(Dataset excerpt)
● ● ●

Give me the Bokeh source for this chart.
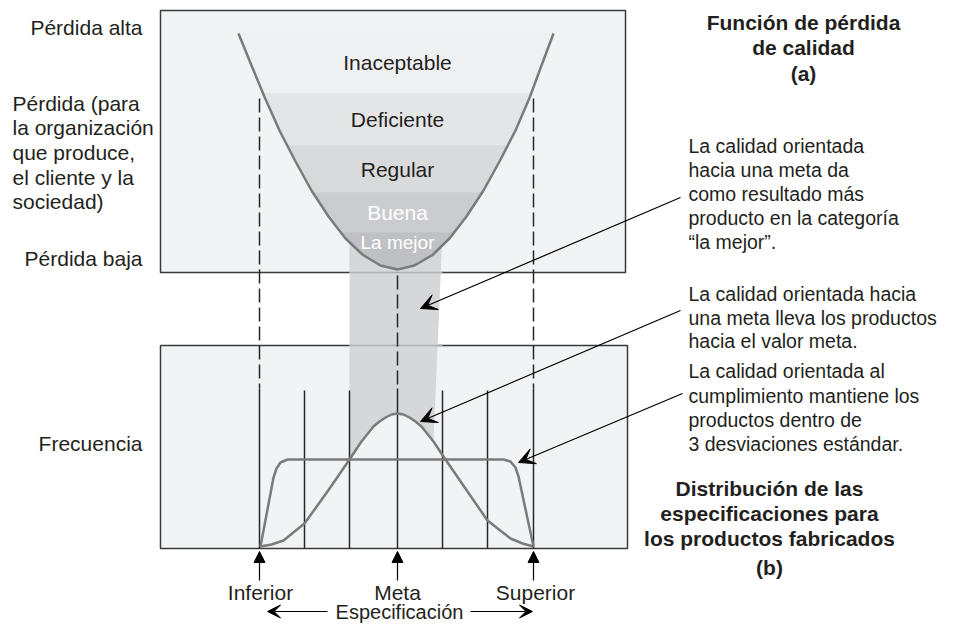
import numpy as np
from bokeh.plotting import figure
from bokeh.models import Range1d, Arrow, VeeHead, NormalHead
from bokeh.core.properties import value
from bokeh.embed import file_html
from bokeh.resources import INLINE

# ---------------- data (pixel units) ----------------
# loss function curve (left half, top -> vertex) and right half
loss_left_x = [238, 251, 264.5, 279, 295, 311, 328, 345, 362.5, 380, 397]
loss_left_y = [33, 65, 97.5, 130, 161, 190, 216, 238, 254.5, 265, 269]
loss_right_x = [553, 541, 529, 515, 499, 483, 466, 449, 432, 414, 397]
loss_right_y = [33, 65, 97.5, 130, 161, 190, 216, 238, 254.5, 265, 269]

band_names = ["Inaceptable", "Deficiente", "Regular", "Buena", "La mejor"]
band_edges = [33, 93, 145, 192, 232, 269]
band_colors = ["#eff0f2", "#e4e5e7", "#d9dadc", "#cbcccf", "#bfc0c3"]
band_label_y = [62, 119, 169, 212, 242]
band_label_color = ["#231f20", "#231f20", "#231f20", "#ffffff", "#ffffff"]
band_label_size = ["21px", "21px", "21px", "21px", "19px"]

# target-oriented distribution (bell) and conformance distribution (flat)
bell_x = [260, 271, 283, 304, 327, 338, 349, 361, 373, 379, 385, 391, 397,
          403, 409, 415, 421, 433, 445, 456, 467, 487, 510, 522, 533]
bell_y = [546, 544, 540, 523, 491, 475, 459, 441, 426, 421, 417, 414, 413,
          414, 417, 421, 426, 441, 459, 475, 491, 520, 538, 543, 546]
flat_x = [260, 273, 276, 280, 287, 503, 510, 515, 518, 533]
flat_y = [546, 477, 468, 462, 459, 459, 461, 467, 476, 546]

spec_x = [259, 397, 533]
spec_labels = ["Inferior", "Meta", "Superior"]
inner_lines_x = [304, 349, 442, 487]

FONT = value("Liberation Sans")
TXT = "#231f20"
FS = "21px"

p = figure(width=941, height=623, x_range=Range1d(0, 941), y_range=Range1d(623, 0),
           output_backend="svg", toolbar_location=None, min_border=0,
           x_axis_location=None, y_axis_location=None)
p.grid.visible = False
p.outline_line_color = None
p.background_fill_color = "white"
p.border_fill_color = "white"

BOX_BG = "#f2f3f5"
BOX_LINE = "#3a3a3a"

# boxes
p.quad(left=[160, 160], right=[625, 627], top=[10, 345], bottom=[272, 548],
       fill_color=BOX_BG, line_color=BOX_LINE, line_width=1.5)

# gray column ("la mejor" zone) down to the bell curve
col_l, col_r = inner_lines_x[1], inner_lines_x[2]
cx = [col_l, col_r]
cy = [232, 232]
sel = [(x, y) for x, y in zip(bell_x, bell_y) if col_l <= x <= col_r]
for x, y in reversed(sel):
    cx.append(x)
    cy.append(y)
p.patch(cx, cy, fill_color="#d6d7d9", line_color=None)
p.segment(x0=[col_l, col_l], y0=[272, 345], x1=[col_r, col_r], y1=[272, 345],
          line_color="#aeafb1", line_width=1.5)

# bands inside the loss curve
LX = np.array(loss_left_x, float); LY = np.array(loss_left_y, float)
RX = np.array(loss_right_x, float); RY = np.array(loss_right_y, float)
xs_b, ys_b = [], []
for i in range(len(band_names)):
    y0, y1 = band_edges[i], band_edges[i + 1]
    lpts = [(float(np.interp(y0, LY, LX)), y0)] + \
           [(x, y) for x, y in zip(loss_left_x, loss_left_y) if y0 < y < y1] + \
           [(float(np.interp(y1, LY, LX)), y1)]
    rpts = [(float(np.interp(y0, RY, RX)), y0)] + \
           [(x, y) for x, y in zip(loss_right_x, loss_right_y) if y0 < y < y1] + \
           [(float(np.interp(y1, RY, RX)), y1)]
    pts = lpts + list(reversed(rpts))
    xs_b.append([q[0] for q in pts])
    ys_b.append([q[1] for q in pts])
p.patches(xs_b, ys_b, fill_color=band_colors, line_color=band_colors, line_width=0.5)

# loss curve
p.line(loss_left_x + loss_right_x[::-1][1:], loss_left_y + loss_right_y[::-1][1:],
       line_color="#7b7b7b", line_width=2.5)

# vertical lines
LINE = "#262626"
p.segment(x0=[spec_x[0], spec_x[2], spec_x[1]], y0=[98, 98, 275],
          x1=[spec_x[0], spec_x[2], spec_x[1]], y1=[388, 388, 388],
          line_color=LINE, line_width=1.5, line_dash="14 5")
p.segment(x0=spec_x, y0=[388] * 3, x1=spec_x, y1=[548] * 3,
          line_color=LINE, line_width=1.5)
p.segment(x0=inner_lines_x, y0=[390] * 4, x1=inner_lines_x, y1=[548] * 4,
          line_color=LINE, line_width=1.5)

# distributions
p.line(flat_x, flat_y, line_color="#7b7b7b", line_width=2.5)
p.line(bell_x, bell_y, line_color="#7b7b7b", line_width=2.5)

# band labels
p.text(x=[397] * 5, y=band_label_y, text=band_names, text_font=FONT,
       text_font_size=band_label_size, text_color=band_label_color,
       text_align="center", text_baseline="middle")

# callout arrows
for (xs, ys, xe, ye) in [(680, 197, 420, 308), (680, 310, 420, 421), (682, 393, 518, 462)]:
    p.add_layout(Arrow(end=VeeHead(size=16, fill_color="black", line_color="black"),
                       x_start=xs, y_start=ys, x_end=xe, y_end=ye,
                       line_color="black", line_width=1.2))

# spec arrows
for x in spec_x:
    p.add_layout(Arrow(end=NormalHead(size=11, fill_color="black", line_color="black"),
                       x_start=x, y_start=580, x_end=x, y_end=551,
                       line_color="black", line_width=1.2))
for (xs, xe) in [(327, 267), (470, 532)]:
    p.add_layout(Arrow(end=VeeHead(size=13, fill_color="black", line_color="black"),
                       x_start=xs, y_start=611, x_end=xe, y_end=611,
                       line_color="black", line_width=1.2))

# spec labels
p.text(x=[260, 397, 535], y=[592] * 3,
       text=spec_labels, text_font=FONT, text_font_size=FS,
       text_color=TXT, text_align="center", text_baseline="middle")
p.text(x=[399], y=[611], text=["Especificación"], text_font=FONT, text_font_size="20px",
       text_color=TXT, text_align="center", text_baseline="middle")

# left labels
p.text(x=[142, 142, 142], y=[27, 258, 443], text=["Pérdida alta", "Pérdida baja", "Frecuencia"],
       text_font=FONT, text_font_size=FS, text_color=TXT,
       text_align="right", text_baseline="middle")
left_lines = ["Pérdida (para", "la organización", "que produce,", "el cliente y la", "sociedad)"]
p.text(x=[12] * 5, y=[103, 127, 152, 177, 201], text=left_lines,
       text_font=FONT, text_font_size=FS, text_color=TXT,
       text_align="left", text_baseline="middle")

# right annotations
note1 = ["La calidad orientada", "hacia una meta da", "como resultado más",
         "producto en la categoría", "\u201cla mejor\u201d."]
note2 = ["La calidad orientada hacia", "una meta lleva los productos", "hacia el valor meta."]
note3 = ["La calidad orientada al", "cumplimiento mantiene los", "productos dentro de",
         "3 desviaciones estándar."]
p.text(x=[688] * 12, y=[145, 169, 193, 217, 241, 293, 317, 340, 370, 395, 419, 443],
       text=note1 + note2 + note3, text_font=FONT, text_font_size="19.5px",
       text_color=TXT, text_align="left", text_baseline="middle")

# bold titles
title_a = ["Función de pérdida", "de calidad", "(a)"]
title_b = ["Distribución de las", "especificaciones para", "los productos fabricados", "(b)"]
p.text(x=[803] * 3 + [769] * 4, y=[22, 47, 73, 488, 513, 538, 567],
       text=title_a + title_b, text_font=FONT, text_font_size=FS,
       text_font_style="bold", text_color=TXT, text_align="center", text_baseline="middle")

open("out.html", "w").write(file_html(p, INLINE))
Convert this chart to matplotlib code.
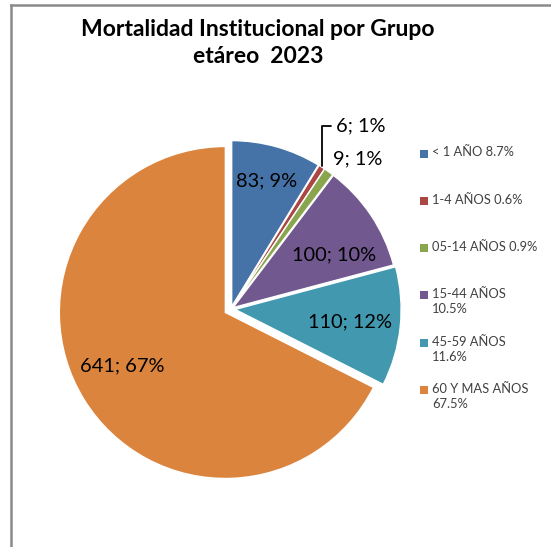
import numpy as np
import matplotlib.pyplot as plt
from matplotlib.patches import Rectangle
from matplotlib.lines import Line2D

plt.rcParams['font.family'] = ['Lato', 'DejaVu Sans']

# Datos
grupos = ['< 1 AÑO 8.7%', '1-4 AÑOS 0.6%', '05-14 AÑOS 0.9%',
          '15-44 AÑOS\n10.5%', '45-59 AÑOS\n11.6%', '60 Y MAS AÑOS\n67.5%']
defunciones = [83, 6, 9, 100, 110, 641]
porcentajes = [9, 1, 1, 10, 12, 67]
colores = ['#4572A7', '#AA4643', '#89A54E', '#71588F', '#4198AF', '#DB843D']

# ubicacion de etiquetas: distancia (radios) y giro respecto al centro del sector (grados)
dist_etiqueta = [0.80, 1.35, 1.18, 0.70, 0.72, 0.74]
giro_etiqueta = [0, -2.6, -4.7, -6.3, 0, -4.2]
separacion = [0.015, 0.015, 0.015, 0.015, 0.025, 0.04]

W, H = 551, 547
cx, cy, R = 231, 309, 166   # centro y radio del pie en pixeles
fig = plt.figure(figsize=(W / 100, H / 100), dpi=100)

# marco del grafico
fig.add_artist(Line2D([11 / W, 11 / W], [0, 1 - 5 / H], color='#8a8a8a', lw=1.8))
fig.add_artist(Line2D([11 / W, 1], [1 - 5 / H, 1 - 5 / H], color='#8a8a8a', lw=1.8))

fig.text(258 / W, 1 - 43 / H, 'Mortalidad Institucional por Grupo\netáreo  2023',
         ha='center', va='center', fontsize=16.5, fontweight='bold', linespacing=1.3)

half = 178
ax = fig.add_axes([(cx - half) / W, 1 - (cy + half) / H, 2 * half / W, 2 * half / H])
wedges, _ = ax.pie(defunciones, colors=colores, startangle=90, counterclock=False,
                   explode=separacion, radius=1.0,
                   wedgeprops=dict(edgecolor='white', linewidth=1.0))
lim = half / R
ax.set_xlim(-lim, lim)
ax.set_ylim(-lim, lim)
ax.set_aspect('equal')

for i, w in enumerate(wedges):
    mid = np.deg2rad((w.theta1 + w.theta2) / 2)
    ang = mid + np.deg2rad(giro_etiqueta[i])
    r = dist_etiqueta[i]
    txt = f'{defunciones[i]}; {porcentajes[i]}%'
    pos = (r * np.cos(ang), r * np.sin(ang))
    if i == 1:
        borde = (1.02 * np.cos(mid), 1.02 * np.sin(mid))
        ax.annotate(txt, xy=borde, xytext=pos, ha='center', va='center', fontsize=14.4,
                    arrowprops=dict(arrowstyle='-', color='black', lw=1.3,
                                    connectionstyle='angle,angleA=0,angleB=90,rad=0',
                                    shrinkA=1, shrinkB=0))
    else:
        ax.text(pos[0], pos[1], txt, ha='center', va='center', fontsize=14.4)

# leyenda
for i, g in enumerate(grupos):
    y = 153.5 + i * 47.3
    fig.add_artist(Rectangle((420 / W, 1 - (y + 4) / H), 8 / W, 8 / H,
                             facecolor=colores[i], edgecolor='none'))
    fig.text(432 / W, 1 - (y - 7) / H, g, ha='left', va='top', fontsize=9.3,
             color='#404040', linespacing=1.3)

fig.savefig('out.png', dpi=100)
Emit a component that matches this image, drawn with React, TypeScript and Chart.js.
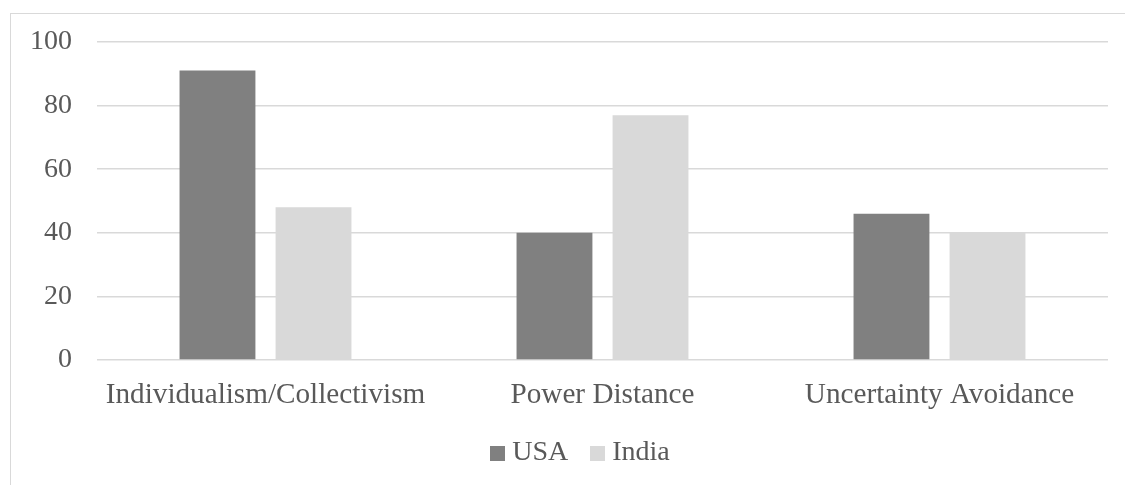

● ● ●

__INSTRUCTION__: Copy out all lines from the material above that contain the string "matplotlib".

__TASK ANSWER__:
Convert this chart to matplotlib code.
import matplotlib.pyplot as plt
from matplotlib.patches import Rectangle
from matplotlib.lines import Line2D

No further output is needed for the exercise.